Q. What is Cisco Nexus Hyperfabric’s full stack AI Infrastructure option?
A.
Cisco Nexus Hyperfabric’s full stack AI Infrastructure option is a cloud-managed, full-stack AI infrastructure solution delivered as hardware + software + service that is compliant with NVIDIA Enterprise Reference Architecture (ERA). Using a cloud controller managed by Cisco, customers easily design, deploy, and manage their on-premises network fabric, GPU servers, and storage servers. It reinvents the IT operations lifecycle of the AI infrastructure in the data center by simplifying every step of the process, and ensures repeatable and predictable outcomes by IT-generalist, application, and DevOps teams. The vertical stack solution consists of purpose-built hardware, software, cloud management, day-2 automation, and Cisco support. Cisco Nexus Hyperfabric’s full stack AI Infrastructure option is best suited for customers looking to build out their private cloud AI infrastructure.
Q.
Why is Cisco Nexus Hyperfabric AI transitioning to Cisco Nexus Hyperfabric with an optional full stack AI Infrastructure?
A.
Cisco Nexus Hyperfabric AI is now "Cisco Nexus Hyperfabric with a full stack AI infrastructure option” to make the role and capabilities of the platform clear and easy to understand and better reflect the actual offering. By keeping the name focused on "Nexus Hyperfabric," Cisco emphasizes that Cisco Nexus Hyperfabric is a powerful data-center network controller, not an AI bundle. Cisco Nexus Hyperfabric stands out for its unique ability to provide deep visibility across the data center with unique capabilities including visibility down to the server and GPU level within the data center, but its core function is to manage and orchestrate network infrastructure, regardless of the workloads running on top.
For organizations seeking a turnkey infrastructure specifically for AI workloads, Cisco offers a full stack AI infrastructure with Nexus Hyperfabric as an optional solution. The AI infrastructure bundles together the necessary servers, GPUs, and optional storage required for AI applications, simplifying procurement and deployment for customers with specialized needs. This clear distinction helps customers understand that, whereas Nexus Hyperfabric is essential for managing modern, high-performance data center networks—including those that support AI—the addition of the AI infrastructure transforms the solution into a ready-to-deploy AI infrastructure. This approach better reflects the actual offering.
Q.
What is Cisco Secure AI Factory?
A.
Cisco's Secure AI Factory, developed in collaboration with NVIDIA and strategic ecosystem partners, is a modular reference design that accelerates the delivery of trusted and transformative AI applications for enterprises. It combines high-performance AI infrastructure with built-in security, AI-powered monitoring, and advanced software tools to streamline the deployment and operation of AI and generative AI pipelines. This solution enables organizations to rapidly build and deploy predictive, generative, and reasoning-based AI applications, resulting in faster time to value, trusted AI outcomes, and new business opportunities through secure and scalable AI. The Secure AI Factory embeds security and observability at every layer of the stack, continuously monitoring and analyzing the security posture to provide advanced threat detection and incident response, distinguishing it from other AI infrastructure solutions.
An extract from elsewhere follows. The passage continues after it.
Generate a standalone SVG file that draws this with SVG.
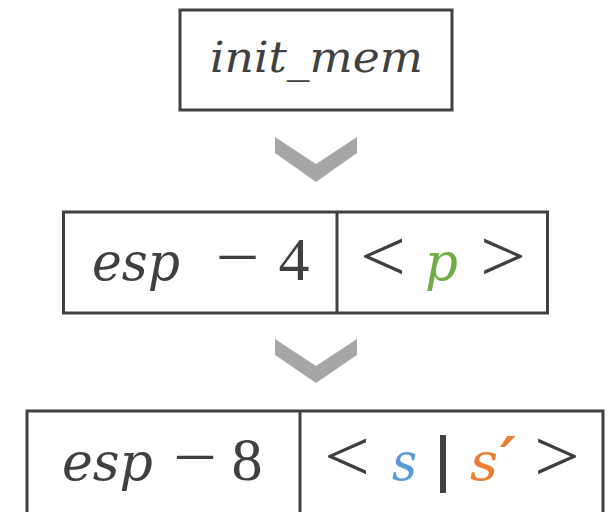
<svg xmlns="http://www.w3.org/2000/svg" width="608" height="512" viewBox="0 0 608 512">
<style>
.box{fill:#ffffff;stroke:#404040;stroke-width:3}
.div{stroke:#404040;stroke-width:3}
.var{font-family:"DejaVu Serif","Liberation Serif",serif;font-style:italic;fill:#404040}
.op{font-family:"Liberation Serif","DejaVu Serif",serif;fill:#404040;font-size:62px;text-anchor:middle}
.rel{font-family:"Liberation Serif","DejaVu Serif",serif;fill:#404040;font-size:74px;text-anchor:middle}
.chev{fill:#a6a6a6}
</style>
<rect width="608" height="512" fill="#ffffff"/>
<g id="init_mem">
<rect class="box" x="180" y="10" width="272" height="100"/>
<text class="var" x="210" y="72" font-size="42" textLength="213" lengthAdjust="spacingAndGlyphs">init_mem</text>
</g>
<g id="connectors">
<polygon class="chev" points="275,137 316,164 357,137 357,153 316,182 275,153"/>
<polygon class="chev" points="275,339 316,366 357,339 357,355 316,383 275,355"/>
</g>
<g id="esp4">
<rect class="box" x="63.5" y="212" width="484" height="101"/>
<line class="div" x1="337" y1="212" x2="337" y2="313"/>
<text class="var" x="92" y="280" font-size="52" textLength="88" lengthAdjust="spacingAndGlyphs">esp</text>
<text class="op" x="237.5" y="280" font-size="68" style="font-size:68px" textLength="44" lengthAdjust="spacingAndGlyphs">−</text>
<text class="op" x="294" y="280">4</text>
<text class="rel" x="383" y="281" textLength="46" lengthAdjust="spacingAndGlyphs">&lt;</text>
<text class="var" x="425" y="280" font-size="52" textLength="33" lengthAdjust="spacingAndGlyphs" style="fill:#70ad47">p</text>
<text class="rel" x="503" y="281" textLength="46" lengthAdjust="spacingAndGlyphs">&gt;</text>
</g>
<g id="esp8">
<rect class="box" x="27" y="411" width="576" height="120"/>
<line class="div" x1="300" y1="411" x2="300" y2="512"/>
<text class="var" x="62" y="480" font-size="52" textLength="91" lengthAdjust="spacingAndGlyphs">esp</text>
<text class="op" x="195" y="480" style="font-size:68px" textLength="44" lengthAdjust="spacingAndGlyphs">−</text>
<text class="op" x="247" y="480">8</text>
<text class="rel" x="347" y="481" textLength="46" lengthAdjust="spacingAndGlyphs">&lt;</text>
<text class="var" x="392" y="480" font-size="52" textLength="25" lengthAdjust="spacingAndGlyphs" style="fill:#5b9bd5">s</text>
<rect x="440" y="435" width="6" height="58" fill="#404040"/>
<text class="var" x="470" y="480" font-size="52" textLength="28" lengthAdjust="spacingAndGlyphs" style="fill:#ed7d31">s</text>
<text class="var" x="500" y="480" font-size="60" style="fill:#ed7d31;font-weight:bold">′</text>
<text class="rel" x="557" y="481" textLength="46" lengthAdjust="spacingAndGlyphs">&gt;</text>
</g>
</svg>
The Secure AI Factory integrates Cisco’s market-leading networking, accelerated compute, and scalable storage with AI orchestration and application software, forming a secure and efficient AI infrastructure foundation. Key security capabilities include Cisco AI Defense for runtime protection of generative AI applications, Cisco Hypershield
™
for workload security, and Cisco
®
Hybrid Mesh Firewall for unified security management across multiple enforcement points. The solution offers flexible, modular deployment options, allowing enterprises to operationalize AI infrastructure at their own pace, either through pre-validated AI infrastructure stacks or by integrating Cisco and partner products independently. This comprehensive, security-first architecture supports enterprises in confidently navigating the evolving AI landscape with exceptional flexibility, enhanced security, and superior performance.
Q.
Why did we bring Cisco Nexus Hyperfabric’s full stack AI Infrastructure option to market?
A.
The adoption of AI is increasingly viewed by organizations as a key enabler to drive innovation: “By 2027, 40% of enterprises will deploy GenAI network fabrics to enable cost and performance-optimized support for AI workloads in their own data centers” (IDC Perspective, March 2024). Our findings show us that 95% of customers are aware that AI will increase workloads, but only 17% are equipped to handle this increase, with 23% having limited or no capacity to meet the AI demand with current infrastructures. Given the significant business value and growth in AI adoption across enterprises, Cisco is working closely with NVIDIA and partners to ensure that customers can rapidly and reliably deploy AI wherever it is needed. This is in addition to simplifying the IT lifecycle enabling IT generalists, data science teams, and DevOps teams to easily design, deploy, and operate AI and non-AI data center fabrics. The solution is based on a converged Ethernet network so that organizations can easily support and scale by leveraging existing skills and processes.
Q.
What are the components of Cisco Nexus Hyperfabric’s full stack AI Infrastructure option?
A.
Cisco Nexus Hyperfabric’s full stack AI Infrastructure option consists of these primary components:
● Cisco Nexus Hyperfabric cloud controller: a scalable, globally distributed multitenant cloud service that is used to design, plan, control, upgrade, and monitor fabrics using a browser or APIs
● Cisco 6000 Series Switches and Cisco N9000 Series Switches deployed with Cisco Nexus Hyperfabric’s cloud–managed software, they connect to the cloud for centralized real-time visibility and control.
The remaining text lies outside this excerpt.